### Raw data

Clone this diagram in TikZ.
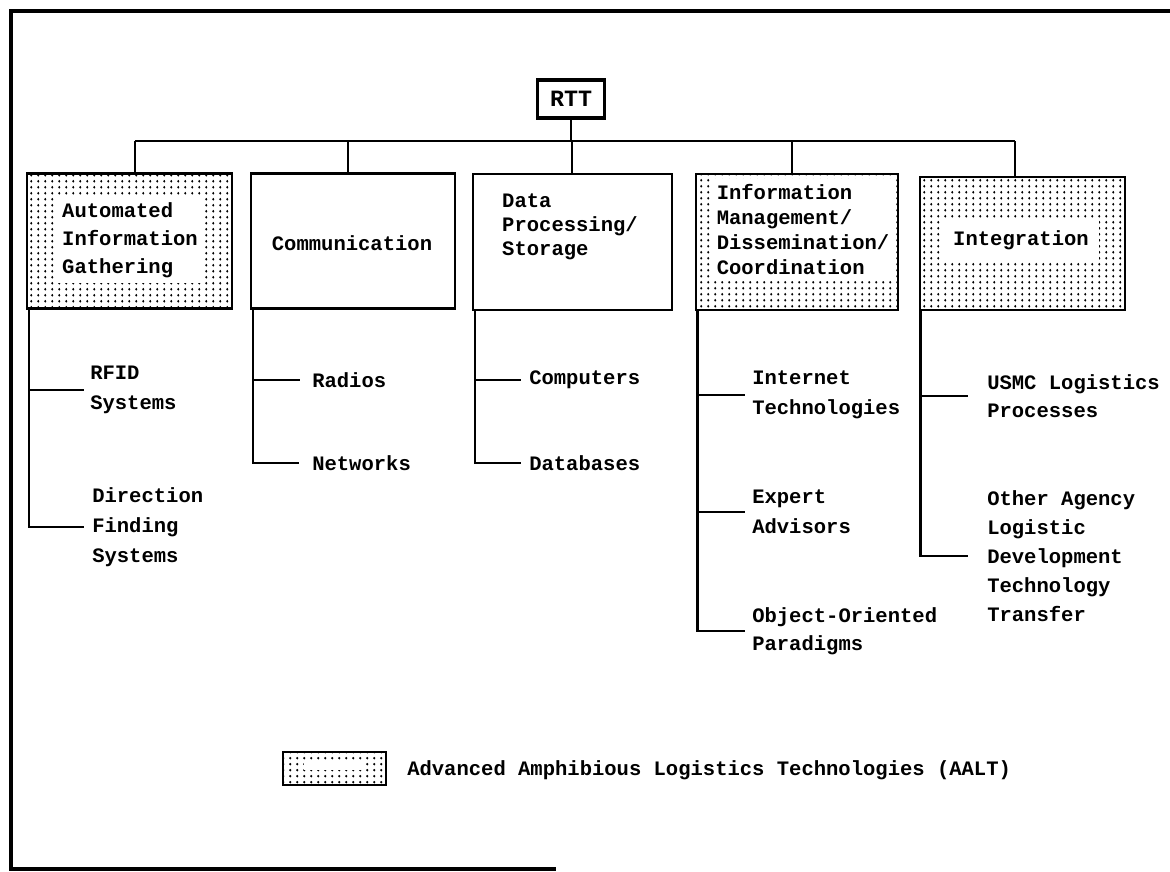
\documentclass[tikz,border=0pt]{standalone}
\usepackage{fontspec}
\newfontfamily\labfont{Liberation Mono}
\usetikzlibrary{patterns.meta}
\def\pu{0.75pt}
\tikzdeclarepattern{
  name=aaltdots,
  type=uncolored,
  bounding box={(0pt,0pt) and (5.4pt,4.3pt)},
  tile size={(5.4pt,4.3pt)},
  code={\pgfpathcircle{\pgfqpoint{2.7pt}{2.15pt}}{1pt}\pgfusepath{fill}}
}
\begin{document}
\begin{tikzpicture}[x=0.75pt,y=-0.75pt,
  box/.style={draw, line width=2.1pt, minimum width=205*\pu, minimum height=135*\pu, inner sep=0pt, outer sep=0pt},
  aalt/.style={box, pattern=aaltdots, pattern color=black},
  lbl/.style={font=\labfont\bfseries\fontsize{15.4}{22.5}\selectfont, align=left, inner sep=0pt},
  boxlbl/.style={lbl, fill=white, inner xsep=4pt, inner ysep=4pt},
  conn/.style={line width=1.9pt},
  frameline/.style={line width=2.3pt}]
\useasboundingbox (0,0) rectangle (1170,871);
% frame
\draw[frameline] (1170,11) -- (11,11) -- (11,869) -- (556,869);
% root
\node[draw, line width=2.5pt, minimum width=67*\pu, minimum height=38*\pu, inner sep=0pt,
      font=\labfont\bfseries\fontsize{17.5}{20}\selectfont] (rtt) at (571,99) {RTT};
\coordinate (bar) at (571,141);
\coordinate (d1) at (135,141);
\coordinate (d2) at (348,141);
\coordinate (d3) at (572,141);
\coordinate (d4) at (792,141);
\coordinate (d5) at (1015,141);
% boxes
\node[aalt] (b1) at (129.5,241) {};
\node[box, minimum width=204*\pu] (b2) at (353,241) {};
\node[box, minimum width=199*\pu, minimum height=136*\pu] (b3) at (572.5,242) {};
\node[aalt, minimum width=202*\pu, minimum height=136*\pu] (b4) at (797,242) {};
\node[aalt, minimum height=133*\pu] (b5) at (1022.5,243.5) {};
% box labels
\node[boxlbl, font=\labfont\bfseries\fontsize{15.4}{21}\selectfont] (t1) at (130,240) {Automated\\Information\\Gathering};
\node[boxlbl] (t2) at (352,243) {Communication};
\node[boxlbl, font=\labfont\bfseries\fontsize{15.4}{18}\selectfont] (t3) at (570,227) {Data\\Processing/\\Storage};
\node[boxlbl, inner xsep=2pt, font=\labfont\bfseries\fontsize{15.4}{18.75}\selectfont] (t4) at (803,230) {Information\\Management/\\Dissemination/\\Coordination};
\node[boxlbl, inner xsep=8pt, inner ysep=8pt] (t5) at (1021,240) {Integration};
% tree connectors
\draw[conn] (rtt.south) -- (bar);
\draw[conn] (d1) -- (d5);
\draw[conn] (d1) -- (d1 |- b1.north);
\draw[conn] (d2) -- (d2 |- b2.north);
\draw[conn] (d3) -- (d3 |- b3.north);
\draw[conn] (d4) -- (d4 |- b4.north);
\draw[conn] (d5) -- (d5 |- b5.north);
% sub items
\node[lbl, anchor=west] (s11) at (90,390) {RFID\\Systems};
\node[lbl, anchor=west] (s12) at (92,527) {Direction\\Finding\\Systems};
\node[lbl, anchor=west] (s21) at (312,380) {Radios};
\node[lbl, anchor=west] (s22) at (312,463) {Networks};
\node[lbl, anchor=west] (s31) at (529,380) {Computers};
\node[lbl, anchor=west] (s32) at (529,463) {Databases};
\node[lbl, anchor=west] (s41) at (752,395) {Internet\\Technologies};
\node[lbl, anchor=west] (s42) at (752,512) {Expert\\Advisors};
\node[lbl, anchor=west, font=\labfont\bfseries\fontsize{15.4}{21}\selectfont] (s43) at (752,631) {Object-Oriented\\Paradigms};
\node[lbl, anchor=west, font=\labfont\bfseries\fontsize{15.4}{21}\selectfont] (s51) at (987,396) {USMC Logistics\\Processes};
\node[lbl, anchor=west, font=\labfont\bfseries\fontsize{15.4}{21.75}\selectfont] (s52) at (987,556) {Other Agency\\Logistic\\Development\\Technology\\Transfer};
% branches
\draw[conn] ([xshift=1.5pt]b1.south west) |- ([xshift=-4.5pt]s11.west);
\draw[conn] ([xshift=1.5pt]b1.south west) |- ([xshift=-6pt]s12.west);
\draw[conn] ([xshift=1.5pt]b2.south west) |- ([xshift=-9pt]s21.west);
\draw[conn] ([xshift=1.5pt]b2.south west) |- ([xshift=-9.5pt]s22.west);
\draw[conn] ([xshift=1.5pt]b3.south west) |- ([xshift=-6pt]s31.west);
\draw[conn] ([xshift=1.5pt]b3.south west) |- ([xshift=-6pt]s32.west);
\draw[conn] ([xshift=1pt]b4.south west) |- ([xshift=-5pt]s41.west);
\draw[conn] ([xshift=1pt]b4.south west) |- ([xshift=-5pt]s42.west);
\draw[conn] ([xshift=1pt]b4.south west) |- ([xshift=-5pt]s43.west);
\draw[conn] ([xshift=0.5pt]b5.south west) |- ([xshift=-14pt]s51.west);
\draw[conn] ([xshift=0.5pt]b5.south west) |- ([xshift=-14pt]s52.west);
% legend
\node[aalt, minimum width=103*\pu, minimum height=33*\pu] (leg) at (334.5,768.5) {};
\node[fill=white, inner sep=0pt, minimum width=61*\pu, minimum height=8*\pu] (legpatch) at (334.5,766) {};
\node[lbl, anchor=west] (legtxt) at (407,770) {Advanced Amphibious Logistics Technologies (AALT)};
\end{tikzpicture}
\end{document}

######

#### [What the task asks]
Set the data above down again exactly as given, with no pictures.

#### [Output of the exercise]
Clone this diagram in TikZ.
\documentclass[tikz,border=0pt]{standalone}
\usepackage{fontspec}
\newfontfamily\labfont{Liberation Mono}
\usetikzlibrary{patterns.meta}
\def\pu{0.75pt}
\tikzdeclarepattern{
  name=aaltdots,
  type=uncolored,
  bounding box={(0pt,0pt) and (5.4pt,4.3pt)},
  tile size={(5.4pt,4.3pt)},
  code={\pgfpathcircle{\pgfqpoint{2.7pt}{2.15pt}}{1pt}\pgfusepath{fill}}
}
\begin{document}
\begin{tikzpicture}[x=0.75pt,y=-0.75pt,
  box/.style={draw, line width=2.1pt, minimum width=205*\pu, minimum height=135*\pu, inner sep=0pt, outer sep=0pt},
  aalt/.style={box, pattern=aaltdots, pattern color=black},
  lbl/.style={font=\labfont\bfseries\fontsize{15.4}{22.5}\selectfont, align=left, inner sep=0pt},
  boxlbl/.style={lbl, fill=white, inner xsep=4pt, inner ysep=4pt},
  conn/.style={line width=1.9pt},
  frameline/.style={line width=2.3pt}]
\useasboundingbox (0,0) rectangle (1170,871);
% frame
\draw[frameline] (1170,11) -- (11,11) -- (11,869) -- (556,869);
% root
\node[draw, line width=2.5pt, minimum width=67*\pu, minimum height=38*\pu, inner sep=0pt,
      font=\labfont\bfseries\fontsize{17.5}{20}\selectfont] (rtt) at (571,99) {RTT};
\coordinate (bar) at (571,141);
\coordinate (d1) at (135,141);
\coordinate (d2) at (348,141);
\coordinate (d3) at (572,141);
\coordinate (d4) at (792,141);
\coordinate (d5) at (1015,141);
% boxes
\node[aalt] (b1) at (129.5,241) {};
\node[box, minimum width=204*\pu] (b2) at (353,241) {};
\node[box, minimum width=199*\pu, minimum height=136*\pu] (b3) at (572.5,242) {};
\node[aalt, minimum width=202*\pu, minimum height=136*\pu] (b4) at (797,242) {};
\node[aalt, minimum height=133*\pu] (b5) at (1022.5,243.5) {};
% box labels
\node[boxlbl, font=\labfont\bfseries\fontsize{15.4}{21}\selectfont] (t1) at (130,240) {Automated\\Information\\Gathering};
\node[boxlbl] (t2) at (352,243) {Communication};
\node[boxlbl, font=\labfont\bfseries\fontsize{15.4}{18}\selectfont] (t3) at (570,227) {Data\\Processing/\\Storage};
\node[boxlbl, inner xsep=2pt, font=\labfont\bfseries\fontsize{15.4}{18.75}\selectfont] (t4) at (803,230) {Information\\Management/\\Dissemination/\\Coordination};
\node[boxlbl, inner xsep=8pt, inner ysep=8pt] (t5) at (1021,240) {Integration};
% tree connectors
\draw[conn] (rtt.south) -- (bar);
\draw[conn] (d1) -- (d5);
\draw[conn] (d1) -- (d1 |- b1.north);
\draw[conn] (d2) -- (d2 |- b2.north);
\draw[conn] (d3) -- (d3 |- b3.north);
\draw[conn] (d4) -- (d4 |- b4.north);
\draw[conn] (d5) -- (d5 |- b5.north);
% sub items
\node[lbl, anchor=west] (s11) at (90,390) {RFID\\Systems};
\node[lbl, anchor=west] (s12) at (92,527) {Direction\\Finding\\Systems};
\node[lbl, anchor=west] (s21) at (312,380) {Radios};
\node[lbl, anchor=west] (s22) at (312,463) {Networks};
\node[lbl, anchor=west] (s31) at (529,380) {Computers};
\node[lbl, anchor=west] (s32) at (529,463) {Databases};
\node[lbl, anchor=west] (s41) at (752,395) {Internet\\Technologies};
\node[lbl, anchor=west] (s42) at (752,512) {Expert\\Advisors};
\node[lbl, anchor=west, font=\labfont\bfseries\fontsize{15.4}{21}\selectfont] (s43) at (752,631) {Object-Oriented\\Paradigms};
\node[lbl, anchor=west, font=\labfont\bfseries\fontsize{15.4}{21}\selectfont] (s51) at (987,396) {USMC Logistics\\Processes};
\node[lbl, anchor=west, font=\labfont\bfseries\fontsize{15.4}{21.75}\selectfont] (s52) at (987,556) {Other Agency\\Logistic\\Development\\Technology\\Transfer};
% branches
\draw[conn] ([xshift=1.5pt]b1.south west) |- ([xshift=-4.5pt]s11.west);
\draw[conn] ([xshift=1.5pt]b1.south west) |- ([xshift=-6pt]s12.west);
\draw[conn] ([xshift=1.5pt]b2.south west) |- ([xshift=-9pt]s21.west);
\draw[conn] ([xshift=1.5pt]b2.south west) |- ([xshift=-9.5pt]s22.west);
\draw[conn] ([xshift=1.5pt]b3.south west) |- ([xshift=-6pt]s31.west);
\draw[conn] ([xshift=1.5pt]b3.south west) |- ([xshift=-6pt]s32.west);
\draw[conn] ([xshift=1pt]b4.south west) |- ([xshift=-5pt]s41.west);
\draw[conn] ([xshift=1pt]b4.south west) |- ([xshift=-5pt]s42.west);
\draw[conn] ([xshift=1pt]b4.south west) |- ([xshift=-5pt]s43.west);
\draw[conn] ([xshift=0.5pt]b5.south west) |- ([xshift=-14pt]s51.west);
\draw[conn] ([xshift=0.5pt]b5.south west) |- ([xshift=-14pt]s52.west);
% legend
\node[aalt, minimum width=103*\pu, minimum height=33*\pu] (leg) at (334.5,768.5) {};
\node[fill=white, inner sep=0pt, minimum width=61*\pu, minimum height=8*\pu] (legpatch) at (334.5,766) {};
\node[lbl, anchor=west] (legtxt) at (407,770) {Advanced Amphibious Logistics Technologies (AALT)};
\end{tikzpicture}
\end{document}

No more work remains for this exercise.